Short exercise:
Quote the data exactly, first line to the line containing "years = list(range(2006, 2021))", with no pictures.
━━━ Supplied material
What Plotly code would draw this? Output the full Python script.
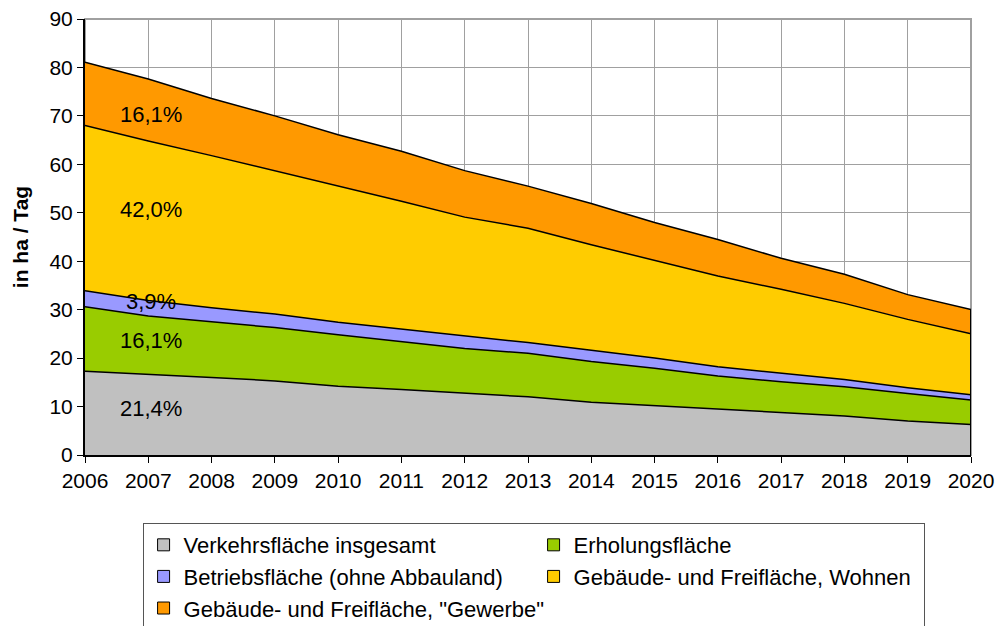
import plotly.graph_objects as go

years = list(range(2006, 2021))

verkehr = [17.3, 16.7, 16.0, 15.3, 14.2, 13.5, 12.7, 12.0, 10.9, 10.2, 9.4, 8.8, 8.05, 7.0, 6.3]
erholung = [13.3, 12.0, 11.5, 11.0, 10.6, 9.9, 9.3, 9.0, 8.4, 7.7, 6.9, 6.3, 6.05, 5.7, 5.05]
betrieb = [3.3, 3.2, 2.9, 2.8, 2.6, 2.6, 2.6, 2.2, 2.3, 2.1, 1.9, 1.8, 1.5, 1.2, 1.1]
wohnen = [34.1, 32.9, 31.4, 29.6, 28.2, 26.4, 24.5, 23.6, 21.8, 20.1, 18.75, 17.3, 15.7, 14.1, 12.6]
gewerbe = [13.1, 12.8, 11.8, 11.3, 10.5, 10.3, 9.6, 8.7, 8.5, 7.9, 7.55, 6.4, 6.0, 5.1, 5.0]

namen = [
    "Verkehrsfläche insgesamt",
    "Erholungsfläche",
    "Betriebsfläche (ohne Abbauland)",
    "Gebäude- und Freifläche, Wohnen",
    'Gebäude- und Freifläche, "Gewerbe"',
]
farben = ["#C0C0C0", "#99CC00", "#9999FF", "#FFCC00", "#FF9900"]

# Prozent-Beschriftungen (Text, y-Position in ha/Tag)
anteile = ["21,4%", "16,1%", "3,9%", "42,0%", "16,1%"]
anteil_y = [9.7, 23.7, 31.6, 50.6, 70.2]

SCHRIFT = "Liberation Sans, Arial, sans-serif"

fig = go.Figure()

reihen = [verkehr, erholung, betrieb, wohnen, gewerbe]
for name, werte, farbe in zip(namen, reihen, farben):
    fig.add_trace(go.Scatter(
        x=years, y=werte, name=name,
        mode="lines", stackgroup="a",
        line=dict(color="black", width=1.5),
        fillcolor=farbe, showlegend=False,
    ))

# rechter Abschluss der Flächen (schwarz wie im Original)
summe = [sum(v) for v in zip(*reihen)]
fig.add_trace(go.Scatter(x=[years[-1], years[-1]], y=[0, summe[-1]], mode="lines",
                         line=dict(color="black", width=2), showlegend=False,
                         hoverinfo="skip"))

# Legendeneinträge als Quadrate
for name, farbe in zip(namen, farben):
    fig.add_trace(go.Bar(x=[None], y=[None], name=name,
                         marker=dict(color=farbe, line=dict(color="black", width=1))))

for txt, yv in zip(anteile, anteil_y):
    fig.add_annotation(x=2007.05, y=yv, text=txt, showarrow=False,
                       font=dict(size=22, color="black", family=SCHRIFT))

# Seite hat 8px Rand -> Figur etwas kleiner
fig.update_layout(
    width=996, height=618,
    margin=dict(l=77, r=33, t=11, b=171, autoexpand=False),
    paper_bgcolor="white", plot_bgcolor="white",
    font=dict(family=SCHRIFT, size=21, color="black"),
    showlegend=True,
    legend=dict(
        orientation="h", x=0.065, y=-0.156, xanchor="left", yanchor="top",
        entrywidth=345, entrywidthmode="pixels",
        bordercolor="#555", borderwidth=1, bgcolor="white",
        font=dict(size=22, family=SCHRIFT), traceorder="normal",
    ),
    xaxis=dict(
        range=[2006, 2020], tickmode="linear", dtick=1, tick0=2006,
        showgrid=True, gridcolor="#A0A0A0", gridwidth=1,
        showline=True, linecolor="black", linewidth=2,
        ticks="outside", ticklen=6, tickcolor="black",
        tickfont=dict(size=21), zeroline=False, automargin=False,
        ticklabeloverflow="allow",
    ),
    yaxis=dict(
        range=[0, 90], dtick=10,
        showgrid=True, gridcolor="#A0A0A0", gridwidth=1,
        showline=True, linecolor="black", linewidth=2,
        ticks="outside", ticklen=6, tickcolor="black",
        tickfont=dict(size=21), zeroline=False, automargin=False,
        ticklabeloverflow="allow",
        title=dict(text="<b>in ha / Tag</b>", font=dict(size=21)),
    ),
    bargap=0.5,
)

# Rahmen oben/rechts in Grau
fig.add_shape(type="rect", xref="paper", yref="paper", x0=0, y0=0, x1=1, y1=1,
              line=dict(color="#A0A0A0", width=2), layer="below")

fig.write_html("out.html")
━━━━━━
Output for this task:
What Plotly code would draw this? Output the full Python script.
import plotly.graph_objects as go

years = list(range(2006, 2021))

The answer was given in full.